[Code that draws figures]
========================================
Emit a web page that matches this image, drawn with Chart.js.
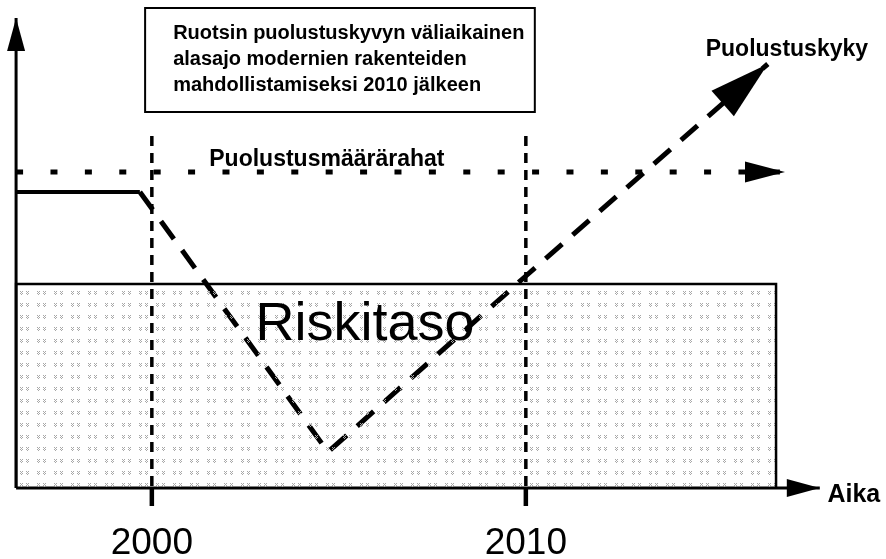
<!DOCTYPE html>
<html>
<head>
<meta charset="utf-8">
<script src="https://cdn.jsdelivr.net/npm/chart.js@4.4.1/dist/chart.umd.min.js"></script>
<style>
  html, body { margin: 0; padding: 0; background: #fff; }
  #wrap { width: 886px; height: 559px; }
</style>
</head>
<body>
<div id="wrap"><canvas id="chart"></canvas></div>
<script>
// x = year, y = level (arbitrary units, 0 = time axis)
const riskYears = [1996.37, 1996.37, 2016.69, 2016.69];
const riskLevels = [0, 51, 51, 0];
const fundingYears = [1996.37, 2016.93];
const fundingLevels = [79, 79];
const capabilityYears = [1996.37, 1999.68];
const capabilityLevels = [74, 74];
const trendYears = [1999.68, 2004.71, 2010, 2016.47];
const trendLevels = [74, 9, 53, 106];
const markerYears = [2000, 2010];
const markerTop = 88;
const markerBottom = -4.5;
const timeAxisYears = [1996.37, 2017.86];
const levelAxisTop = 117.5;
const tickLabels = ['2000', '2010'];
const boxLines = [
    'Ruotsin puolustuskyvyn väliaikainen',
    'alasajo modernien rakenteiden',
    'mahdollistamiseksi 2010 jälkeen'
];

const FONT = "'Liberation Sans', Arial, sans-serif";

function pts(xs, ys) {
    return xs.map((x, i) => ({ x: x, y: ys[i] }));
}

// light dotted texture for the risk band
function makePattern() {
    const c = document.createElement('canvas');
    c.width = 17; c.height = 12;
    const g = c.getContext('2d');
    g.fillStyle = '#a8a8a8';
    [[3, 3], [5, 3], [4, 4], [3, 5], [5, 5], [9, 3], [11, 3], [10, 4], [9, 5], [11, 5], [4, 6], [10, 6]].forEach(p => {
        g.fillRect(p[0], p[1], 1, 1);
    });
    return document.getElementById('chart').getContext('2d').createPattern(c, 'repeat');
}

const line = (data, extra) => Object.assign({
    data: data,
    showLine: true,
    pointRadius: 0,
    borderColor: '#000',
    borderWidth: 3,
    borderCapStyle: 'butt',
    fill: false,
    clip: false,
    tension: 0
}, extra);

const datasets = [
    line(pts(riskYears, riskLevels), { borderWidth: 2.5, fill: 'origin', backgroundColor: makePattern() }),
    line(pts(fundingYears, fundingLevels), { borderWidth: 5, borderDash: [7, 27.4], arrow: { len: 40, half: 10.5 } }),
    line(pts(capabilityYears, capabilityLevels), { borderWidth: 4 }),
    line(pts(trendYears, trendLevels), { borderWidth: 5, borderDash: [22, 14], arrow: { len: 60, half: 17 } }),
    line(pts(timeAxisYears, [0, 0]), { borderWidth: 3, arrow: { len: 33, half: 9 } }),
    line(pts([timeAxisYears[0], timeAxisYears[0]], [0, levelAxisTop]), { borderWidth: 3, arrow: { len: 33, half: 9 } })
];
markerYears.forEach(yr => {
    datasets.push(line(pts([yr, yr], [markerTop, 0]), { borderWidth: 3.5, borderDash: [10, 7] }));
    datasets.push(line(pts([yr, yr], [0, markerBottom]), { borderWidth: 4.5 }));
});

const texts = [
    { t: 'Riskitaso', x: 2005.7, y: 40.75, font: '54px ' + FONT },
    { t: 'Puolustusmäärärahat', x: 2004.68, y: 82, font: 'bold 23px ' + FONT },
    { t: 'Puolustuskyky', x: 2016.98, y: 109.5, font: 'bold 23px ' + FONT },
    { t: 'Aika', x: 2018.77, y: -1.75, font: 'bold 25px ' + FONT }
];

const diagramPlugin = {
    id: 'diagram',
    afterDatasetsDraw(chart) {
        const ctx = chart.ctx;
        const xs = chart.scales.x, ys = chart.scales.y;
        ctx.save();
        ctx.fillStyle = '#000';

        // arrowheads at the end of lines
        chart.data.datasets.forEach((ds, i) => {
            if (!ds.arrow) return;
            const el = chart.getDatasetMeta(i).data;
            const a = el[el.length - 2], b = el[el.length - 1];
            const ang = Math.atan2(b.y - a.y, b.x - a.x);
            const bx = b.x - Math.cos(ang) * ds.arrow.len;
            const by = b.y - Math.sin(ang) * ds.arrow.len;
            const nx = -Math.sin(ang) * ds.arrow.half, ny = Math.cos(ang) * ds.arrow.half;
            ctx.beginPath();
            ctx.moveTo(b.x, b.y);
            ctx.lineTo(bx + nx, by + ny);
            ctx.lineTo(bx - nx, by - ny);
            ctx.closePath();
            ctx.fill();
        });

        // labels
        ctx.textAlign = 'center';
        ctx.textBaseline = 'middle';
        texts.forEach(o => {
            ctx.font = o.font;
            ctx.fillText(o.t, xs.getPixelForValue(o.x), ys.getPixelForValue(o.y));
        });

        // year ticks
        ctx.font = '37px ' + FONT;
        markerYears.forEach((yr, i) => {
            ctx.fillText(tickLabels[i], xs.getPixelForValue(yr), ys.getPixelForValue(-13.9));
        });

        // note box
        const l = xs.getPixelForValue(1999.82), r = xs.getPixelForValue(2010.24);
        const t = ys.getPixelForValue(120), btm = ys.getPixelForValue(94);
        ctx.lineWidth = 2;
        ctx.strokeStyle = '#000';
        ctx.strokeRect(l, t, r - l, btm - t);
        ctx.font = 'bold 20px ' + FONT;
        ctx.textAlign = 'left';
        [113.75, 107.25, 100.75].forEach((lv, i) => {
            ctx.fillText(boxLines[i], xs.getPixelForValue(2000.57), ys.getPixelForValue(lv));
        });
        ctx.restore();
    }
};

new Chart(document.getElementById('chart'), {
    type: 'scatter',
    data: { datasets: datasets },
    options: {
        responsive: true,
        maintainAspectRatio: false,
        animation: false,
        layout: { padding: 0 },
        plugins: { legend: { display: false }, tooltip: { enabled: false } },
        scales: {
            x: { type: 'linear', min: 1995.94, max: 2019.63, display: false },
            y: { type: 'linear', min: -17.75, max: 122, display: false }
        }
    },
    plugins: [diagramPlugin]
});
</script>
</body>
</html>
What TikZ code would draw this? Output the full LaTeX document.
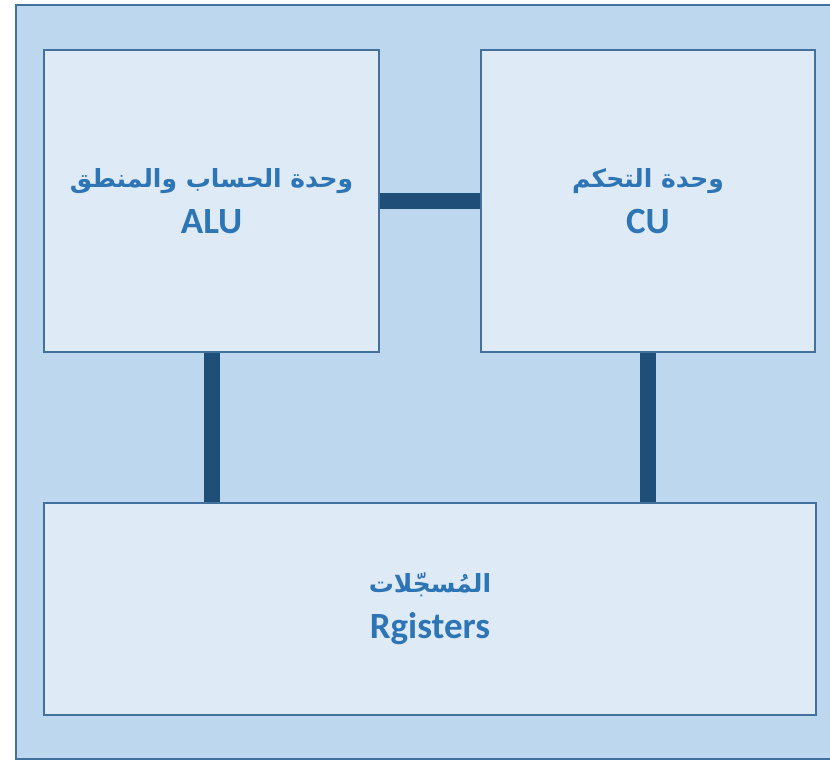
\documentclass[tikz,border=0pt]{standalone}
\usepackage{fontspec}
\setmainfont{Carlito}
\newfontfamily\arabicfont[Script=Arabic]{DejaVu Sans}
\TeXXeTstate=1
\definecolor{outerfill}{HTML}{BDD7EE}
\definecolor{innerfill}{HTML}{DEEBF7}
\definecolor{boxline}{HTML}{41719C}
\definecolor{linkcol}{HTML}{1F4E79}
\definecolor{txt}{HTML}{2E75B6}
\newcommand{\ar}[1]{{\arabicfont\bfseries\fontsize{25}{30}\selectfont\beginR #1\endR}}
\begin{document}
\begin{tikzpicture}[x=1pt,y=-1pt,
  box/.style={draw=boxline, line width=2.5pt, fill=innerfill, inner sep=0pt,
    align=center, text=txt, font=\fontsize{37}{46}\selectfont\bfseries},
  link/.style={draw=linkcol, line width=16pt}]
\useasboundingbox (0,0) rectangle (830,761);
\node[draw=boxline, line width=2pt, fill=outerfill, minimum width=860pt, minimum height=754pt, inner sep=0pt, anchor=west] (outer) at (15,382) {};
\node[box, minimum width=335pt, minimum height=302pt] (alu) at (211.5,201) {\ar{وحدة الحساب والمنطق}\\ALU};
\node[box, minimum width=334pt, minimum height=302pt] (cu) at (648,201) {\ar{وحدة التحكم}\\CU};
\node[box, minimum width=772pt, minimum height=212pt] (reg) at (430,609) {\ar{المُسجّلات}\\Rgisters};
\draw[link] (alu.east) -- (cu.west);
\draw[link] (alu.south) -- (alu.south |- reg.north);
\draw[link] (cu.south) -- (cu.south |- reg.north);
\end{tikzpicture}
\end{document}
========================================
TASK STATEMENT
Go through the data above and transcribe it in full, omitting any image.

RESULT FOR THIS TASK
Emit a web page that matches this image, drawn with Chart.js.
<!DOCTYPE html>
<html>
<head>
<meta charset="utf-8">
<script src="https://cdn.jsdelivr.net/npm/chart.js@4.4.1/dist/chart.umd.min.js"></script>
<style>
  html, body { margin: 0; padding: 0; background: #fff; }
  #wrap { width: 886px; height: 559px; }
</style>
</head>
<body>
<div id="wrap"><canvas id="chart"></canvas></div>
<script>
// x = year, y = level (arbitrary units, 0 = time axis)
const riskYears = [1996.37, 1996.37, 2016.69, 2016.69];
const riskLevels = [0, 51, 51, 0];
const fundingYears = [1996.37, 2016.93];
const fundingLevels = [79, 79];
const capabilityYears = [1996.37, 1999.68];
const capabilityLevels = [74, 74];
const trendYears = [1999.68, 2004.71, 2010, 2016.47];
const trendLevels = [74, 9, 53, 106];
const markerYears = [2000, 2010];
const markerTop = 88;
const markerBottom = -4.5;
const timeAxisYears = [1996.37, 2017.86];
const levelAxisTop = 117.5;
const tickLabels = ['2000', '2010'];
const boxLines = [
    'Ruotsin puolustuskyvyn väliaikainen',
    'alasajo modernien rakenteiden',
    'mahdollistamiseksi 2010 jälkeen'
];

const FONT = "'Liberation Sans', Arial, sans-serif";

function pts(xs, ys) {
    return xs.map((x, i) => ({ x: x, y: ys[i] }));
}

// light dotted texture for the risk band
function makePattern() {
    const c = document.createElement('canvas');
    c.width = 17; c.height = 12;
    const g = c.getContext('2d');
    g.fillStyle = '#a8a8a8';
    [[3, 3], [5, 3], [4, 4], [3, 5], [5, 5], [9, 3], [11, 3], [10, 4], [9, 5], [11, 5], [4, 6], [10, 6]].forEach(p => {
        g.fillRect(p[0], p[1], 1, 1);
    });
    return document.getElementById('chart').getContext('2d').createPattern(c, 'repeat');
}

const line = (data, extra) => Object.assign({
    data: data,
    showLine: true,
    pointRadius: 0,
    borderColor: '#000',
    borderWidth: 3,
    borderCapStyle: 'butt',
    fill: false,
    clip: false,
    tension: 0
}, extra);

const datasets = [
    line(pts(riskYears, riskLevels), { borderWidth: 2.5, fill: 'origin', backgroundColor: makePattern() }),
    line(pts(fundingYears, fundingLevels), { borderWidth: 5, borderDash: [7, 27.4], arrow: { len: 40, half: 10.5 } }),
    line(pts(capabilityYears, capabilityLevels), { borderWidth: 4 }),
    line(pts(trendYears, trendLevels), { borderWidth: 5, borderDash: [22, 14], arrow: { len: 60, half: 17 } }),
    line(pts(timeAxisYears, [0, 0]), { borderWidth: 3, arrow: { len: 33, half: 9 } }),
    line(pts([timeAxisYears[0], timeAxisYears[0]], [0, levelAxisTop]), { borderWidth: 3, arrow: { len: 33, half: 9 } })
];
markerYears.forEach(yr => {
    datasets.push(line(pts([yr, yr], [markerTop, 0]), { borderWidth: 3.5, borderDash: [10, 7] }));
    datasets.push(line(pts([yr, yr], [0, markerBottom]), { borderWidth: 4.5 }));
});

const texts = [
    { t: 'Riskitaso', x: 2005.7, y: 40.75, font: '54px ' + FONT },
    { t: 'Puolustusmäärärahat', x: 2004.68, y: 82, font: 'bold 23px ' + FONT },
    { t: 'Puolustuskyky', x: 2016.98, y: 109.5, font: 'bold 23px ' + FONT },
    { t: 'Aika', x: 2018.77, y: -1.75, font: 'bold 25px ' + FONT }
];

const diagramPlugin = {
    id: 'diagram',
    afterDatasetsDraw(chart) {
        const ctx = chart.ctx;
        const xs = chart.scales.x, ys = chart.scales.y;
        ctx.save();
        ctx.fillStyle = '#000';

        // arrowheads at the end of lines
        chart.data.datasets.forEach((ds, i) => {
            if (!ds.arrow) return;
            const el = chart.getDatasetMeta(i).data;
            const a = el[el.length - 2], b = el[el.length - 1];
            const ang = Math.atan2(b.y - a.y, b.x - a.x);
            const bx = b.x - Math.cos(ang) * ds.arrow.len;
            const by = b.y - Math.sin(ang) * ds.arrow.len;
            const nx = -Math.sin(ang) * ds.arrow.half, ny = Math.cos(ang) * ds.arrow.half;
            ctx.beginPath();
            ctx.moveTo(b.x, b.y);
            ctx.lineTo(bx + nx, by + ny);
            ctx.lineTo(bx - nx, by - ny);
            ctx.closePath();
            ctx.fill();
        });

        // labels
        ctx.textAlign = 'center';
        ctx.textBaseline = 'middle';
        texts.forEach(o => {
            ctx.font = o.font;
            ctx.fillText(o.t, xs.getPixelForValue(o.x), ys.getPixelForValue(o.y));
        });

        // year ticks
        ctx.font = '37px ' + FONT;
        markerYears.forEach((yr, i) => {
            ctx.fillText(tickLabels[i], xs.getPixelForValue(yr), ys.getPixelForValue(-13.9));
        });

        // note box
        const l = xs.getPixelForValue(1999.82), r = xs.getPixelForValue(2010.24);
        const t = ys.getPixelForValue(120), btm = ys.getPixelForValue(94);
        ctx.lineWidth = 2;
        ctx.strokeStyle = '#000';
        ctx.strokeRect(l, t, r - l, btm - t);
        ctx.font = 'bold 20px ' + FONT;
        ctx.textAlign = 'left';
        [113.75, 107.25, 100.75].forEach((lv, i) => {
            ctx.fillText(boxLines[i], xs.getPixelForValue(2000.57), ys.getPixelForValue(lv));
        });
        ctx.restore();
    }
};

new Chart(document.getElementById('chart'), {
    type: 'scatter',
    data: { datasets: datasets },
    options: {
        responsive: true,
        maintainAspectRatio: false,
        animation: false,
        layout: { padding: 0 },
        plugins: { legend: { display: false }, tooltip: { enabled: false } },
        scales: {
            x: { type: 'linear', min: 1995.94, max: 2019.63, display: false },
            y: { type: 'linear', min: -17.75, max: 122, display: false }
        }
    },
    plugins: [diagramPlugin]
});
</script>
</body>
</html>
What TikZ code would draw this? Output the full LaTeX document.
\documentclass[tikz,border=0pt]{standalone}
\usepackage{fontspec}
\setmainfont{Carlito}
\newfontfamily\arabicfont[Script=Arabic]{DejaVu Sans}
\TeXXeTstate=1
\definecolor{outerfill}{HTML}{BDD7EE}
\definecolor{innerfill}{HTML}{DEEBF7}
\definecolor{boxline}{HTML}{41719C}
\definecolor{linkcol}{HTML}{1F4E79}
\definecolor{txt}{HTML}{2E75B6}
\newcommand{\ar}[1]{{\arabicfont\bfseries\fontsize{25}{30}\selectfont\beginR #1\endR}}
\begin{document}
\begin{tikzpicture}[x=1pt,y=-1pt,
  box/.style={draw=boxline, line width=2.5pt, fill=innerfill, inner sep=0pt,
    align=center, text=txt, font=\fontsize{37}{46}\selectfont\bfseries},
  link/.style={draw=linkcol, line width=16pt}]
\useasboundingbox (0,0) rectangle (830,761);
\node[draw=boxline, line width=2pt, fill=outerfill, minimum width=860pt, minimum height=754pt, inner sep=0pt, anchor=west] (outer) at (15,382) {};
\node[box, minimum width=335pt, minimum height=302pt] (alu) at (211.5,201) {\ar{وحدة الحساب والمنطق}\\ALU};
\node[box, minimum width=334pt, minimum height=302pt] (cu) at (648,201) {\ar{وحدة التحكم}\\CU};
\node[box, minimum width=772pt, minimum height=212pt] (reg) at (430,609) {\ar{المُسجّلات}\\Rgisters};
\draw[link] (alu.east) -- (cu.west);
\draw[link] (alu.south) -- (alu.south |- reg.north);
\draw[link] (cu.south) -- (cu.south |- reg.north);
\end{tikzpicture}
\end{document}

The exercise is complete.